The project will replace a current at-grade railroad / US 98 crossing with an elevated roadway and ramp system to create free flow conditions for both east and west bound traffic, plus a dedicated spur to provide uninterrupted rail service for the Port of Panama City. These upgrades stand to benefit many within the area.
“Commuters will see a substantial reduction or the entire elimination of delays triggered by railroad switchyard operations,” Kelley says. “Local businesses will benefit from frontage road access, modernized signals and ITS infrastructure, increased pedestrian and bicycle infrastructure, and improved internal access corridors.”
Moving into new markets
Another critical project that Superior Construction is currently overseeing is the Central Florida Expressway Authority’s $46.6 million SR429/Wekiva Parkway Phase 1B project, encompassing eight bridges and 2.2 million cubic yards of embankment. In addition to decreasing congestion and giving commuters a direct connection between I-4 and Florida’s Turnpike, the project also expands Superior Construction’s geographical reach.
“This is the first major project we have worked on in the Central Florida market,” says Kelley. “Because of this, the structure of our organization in that market has been built from scratch and began months prior to the project actually bidding with the hire of a new area manager, Erik Johnson. Erik’s knowledge of the Central Florida market was instrumental in our successful pursuit of this project. We then assembled a management team of experienced professionals that had worked together in the past. This familiarity among key team members has allowed the project to get off to a very good start.”
Focusing on safety
Safety is an important focus for any construction project, and Superior Construction remains committed to going above and beyond in order to create the best possible conditions for its employees and contractors.
“The safety and health of our employees, plus all other individuals on or near our projects, has always been a main focus for Superior,” says Kelley. “This focused commitment is present in everything we do, and is stated simply in the long time company slogan: ‘Superior in Safety, Quality, and Service since 1938.’”

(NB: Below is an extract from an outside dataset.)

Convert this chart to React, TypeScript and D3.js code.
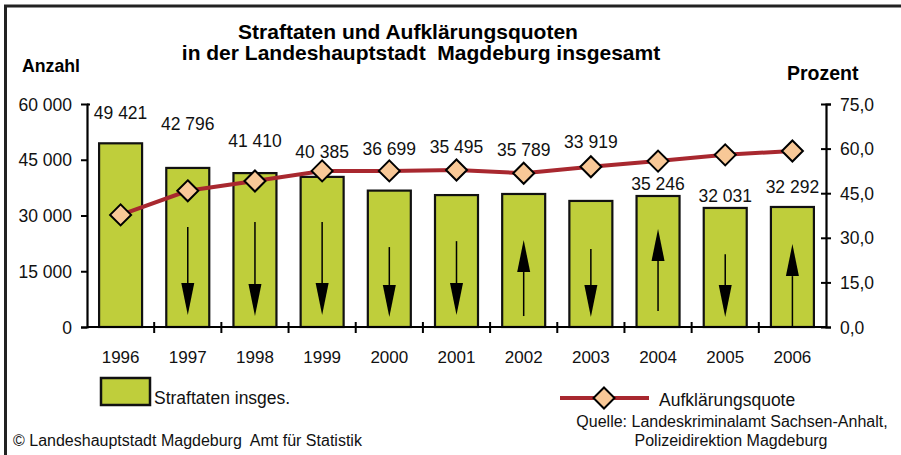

Superior Construction maintains a comprehensive safety program to help employees navigate common workplace hazards, with focused training in such subjects as:
Key to the success of this program is strong commitment and backing from management, from monthly and quarterly supervisor meetings to routine inspections by field managers that identify areas of improvement. The safety focus also extends beyond employees to everyone involved in the building process.
“Subcontractors are introduced to the safety program via a thorough on-boarding process,” Kelley notes. “Prior to arriving on site, we invite our subcontractors in for a review of our safety program. Our project team discusses their scope of work, their schedule and all associated risks. This communication provides the groundwork for a collaborative team effort with a focus on safety.”
The people that make the Superior difference
“It can be a worn out cliché, but this industry is truly all about the people,” says Kelley. Superior Construction understands that good knowledgeable people can make the difference in a project’s success, and works hard to ensure that its employees are recognized and valued. This philosophy is has always been embraced by company ownership in every generation.
“Superior has always looked out for its employees, in good times and bad,” Kelley explains. “When the global economic recession hit and our backlog began to dwindle, we made a very critical decision to continue employing numerous key individuals that had been instrumental in the growth of the firm over the years. While not the most fiscally sound decision, this did allow us to rebound quickly when the market started to come back around.”
This care and concern also extends to the company’s subcontractors and suppliers. “We see these firms as key business partners and extensions of our own work force,” says Kelley. “They need to be successful in order for us to be successful.”